__Data shown__.
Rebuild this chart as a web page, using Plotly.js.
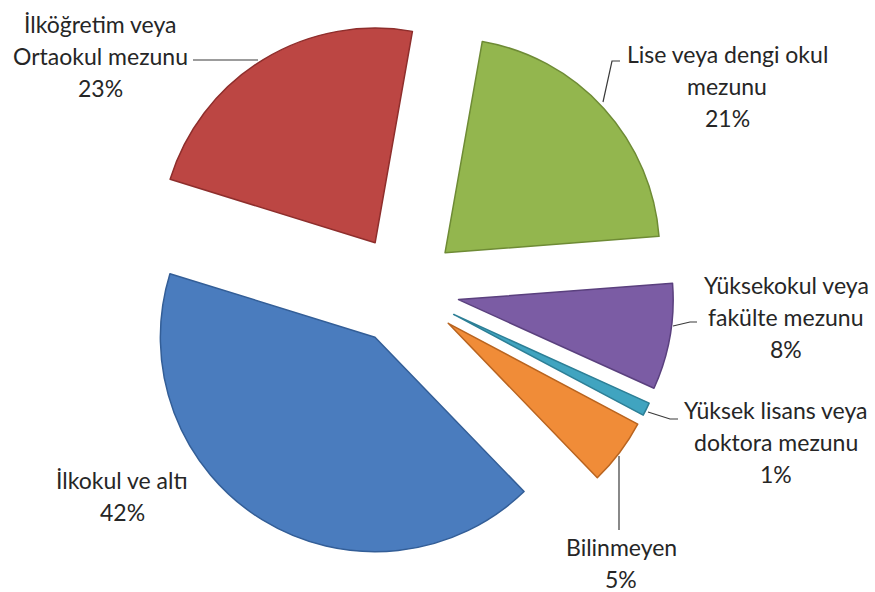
<!DOCTYPE html>
<html>
<head>
<meta charset="utf-8">
<script src="https://cdn.plot.ly/plotly-3.0.1.min.js"></script>
<style>html,body{margin:0;padding:0;background:#fff;}#chart{width:875px;height:592px;}</style>
</head>
<body>
<div id="chart"></div>
<script>
// ---- data ----
const labels = ['Lise veya dengi okul mezunu', 'Yüksekokul veya fakülte mezunu', 'Yüksek lisans veya doktora mezunu', 'Bilinmeyen', 'İlkokul ve altı', 'İlköğretim veya Ortaokul mezunu'];
const values = [21, 8, 1, 5, 42, 23];
const labelLines = [['Lise veya dengi okul', 'mezunu'], ['Yüksekokul veya', 'fakülte mezunu'], ['Yüksek lisans veya', 'doktora mezunu'], ['Bilinmeyen'], ['İlkokul ve altı'], ['İlköğretim veya', 'Ortaokul mezunu']];

// ---- styles / layout positions ----
const colors = ['#93B64E', '#7B5CA4', '#40A4C0', '#F08C38', '#4A7CBE', '#BC4643'];
const edgeColors = ['#6E8B35', '#5A407E', '#2D7F96', '#B9641F', '#335E97', '#8E2E2C'];
const M = {l: 134, r: 201, t: 20, b: 32};
const W = 875, H = 592;
const PW = W - M.l - M.r, PH = H - M.t - M.b;
const fx = x => (x - M.l) / PW;
const fy = y => 1 - (y - M.t) / PH;
// label block centres (pixel) and first line y, line step
const labelPos = [
  {x: 727, y: 54}, {x: 786, y: 285}, {x: 776, y: 410},
  {x: 621, y: 547}, {x: 122, y: 480}, {x: 100, y: 24}
];
const lineStep = 32;
const leaders = [
  [[620, 61], [612, 61], [603, 102]],
  [[697, 322], [690, 322], [673, 326]],
  [[678, 419], [670, 419], [648, 412]],
  [[619, 530], [619, 456]],
  null,
  [[193, 60], [258, 60]]
];

const annotations = [];
labels.forEach((lab, i) => {
  const lines = labelLines[i].concat([values[i] + '%']);
  lines.forEach((t, k) => {
    annotations.push({
      xref: 'paper', yref: 'paper', x: fx(labelPos[i].x), y: fy(labelPos[i].y + k * lineStep),
      text: t, showarrow: false, xanchor: 'center', yanchor: 'middle',
      font: {family: 'Lato, "Open Sans", sans-serif', size: 23, color: '#262626'}
    });
  });
});
const shapes = [];
leaders.forEach(pts => {
  if (!pts) return;
  const d = pts.map((p, k) => (k ? 'L ' : 'M ') + fx(p[0]) + ' ' + fy(p[1])).join(' ');
  shapes.push({type: 'path', xref: 'paper', yref: 'paper', path: d, line: {color: '#3a3a3a', width: 1.2}});
});

const trace = {
  type: 'pie',
  labels: labels,
  values: values,
  sort: false,
  direction: 'clockwise',
  rotation: 10,
  pull: values.map(() => 0.258),
  textinfo: 'none',
  hoverinfo: 'label+percent',
  marker: {colors: colors, line: {color: edgeColors, width: 1.5}}
};

Plotly.newPlot('chart', [trace], {
  width: W, height: H,
  margin: M,
  showlegend: false,
  paper_bgcolor: '#ffffff',
  annotations: annotations,
  shapes: shapes
}, {displayModeBar: false, staticPlot: true});
</script>
</body>
</html>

__Required task__.
Extract all the data above exactly, excluding every picture.

__Answer in full__.
Rebuild this chart as a web page, using Plotly.js.
<!DOCTYPE html>
<html>
<head>
<meta charset="utf-8">
<script src="https://cdn.plot.ly/plotly-3.0.1.min.js"></script>
<style>html,body{margin:0;padding:0;background:#fff;}#chart{width:875px;height:592px;}</style>
</head>
<body>
<div id="chart"></div>
<script>
// ---- data ----
const labels = ['Lise veya dengi okul mezunu', 'Yüksekokul veya fakülte mezunu', 'Yüksek lisans veya doktora mezunu', 'Bilinmeyen', 'İlkokul ve altı', 'İlköğretim veya Ortaokul mezunu'];
const values = [21, 8, 1, 5, 42, 23];
const labelLines = [['Lise veya dengi okul', 'mezunu'], ['Yüksekokul veya', 'fakülte mezunu'], ['Yüksek lisans veya', 'doktora mezunu'], ['Bilinmeyen'], ['İlkokul ve altı'], ['İlköğretim veya', 'Ortaokul mezunu']];

// ---- styles / layout positions ----
const colors = ['#93B64E', '#7B5CA4', '#40A4C0', '#F08C38', '#4A7CBE', '#BC4643'];
const edgeColors = ['#6E8B35', '#5A407E', '#2D7F96', '#B9641F', '#335E97', '#8E2E2C'];
const M = {l: 134, r: 201, t: 20, b: 32};
const W = 875, H = 592;
const PW = W - M.l - M.r, PH = H - M.t - M.b;
const fx = x => (x - M.l) / PW;
const fy = y => 1 - (y - M.t) / PH;
// label block centres (pixel) and first line y, line step
const labelPos = [
  {x: 727, y: 54}, {x: 786, y: 285}, {x: 776, y: 410},
  {x: 621, y: 547}, {x: 122, y: 480}, {x: 100, y: 24}
];
const lineStep = 32;
const leaders = [
  [[620, 61], [612, 61], [603, 102]],
  [[697, 322], [690, 322], [673, 326]],
  [[678, 419], [670, 419], [648, 412]],
  [[619, 530], [619, 456]],
  null,
  [[193, 60], [258, 60]]
];

const annotations = [];
labels.forEach((lab, i) => {
  const lines = labelLines[i].concat([values[i] + '%']);
  lines.forEach((t, k) => {
    annotations.push({
      xref: 'paper', yref: 'paper', x: fx(labelPos[i].x), y: fy(labelPos[i].y + k * lineStep),
      text: t, showarrow: false, xanchor: 'center', yanchor: 'middle',
      font: {family: 'Lato, "Open Sans", sans-serif', size: 23, color: '#262626'}
    });
  });
});
const shapes = [];
leaders.forEach(pts => {
  if (!pts) return;
  const d = pts.map((p, k) => (k ? 'L ' : 'M ') + fx(p[0]) + ' ' + fy(p[1])).join(' ');
  shapes.push({type: 'path', xref: 'paper', yref: 'paper', path: d, line: {color: '#3a3a3a', width: 1.2}});
});

const trace = {
  type: 'pie',
  labels: labels,
  values: values,
  sort: false,
  direction: 'clockwise',
  rotation: 10,
  pull: values.map(() => 0.258),
  textinfo: 'none',
  hoverinfo: 'label+percent',
  marker: {colors: colors, line: {color: edgeColors, width: 1.5}}
};

Plotly.newPlot('chart', [trace], {
  width: W, height: H,
  margin: M,
  showlegend: false,
  paper_bgcolor: '#ffffff',
  annotations: annotations,
  shapes: shapes
}, {displayModeBar: false, staticPlot: true});
</script>
</body>
</html>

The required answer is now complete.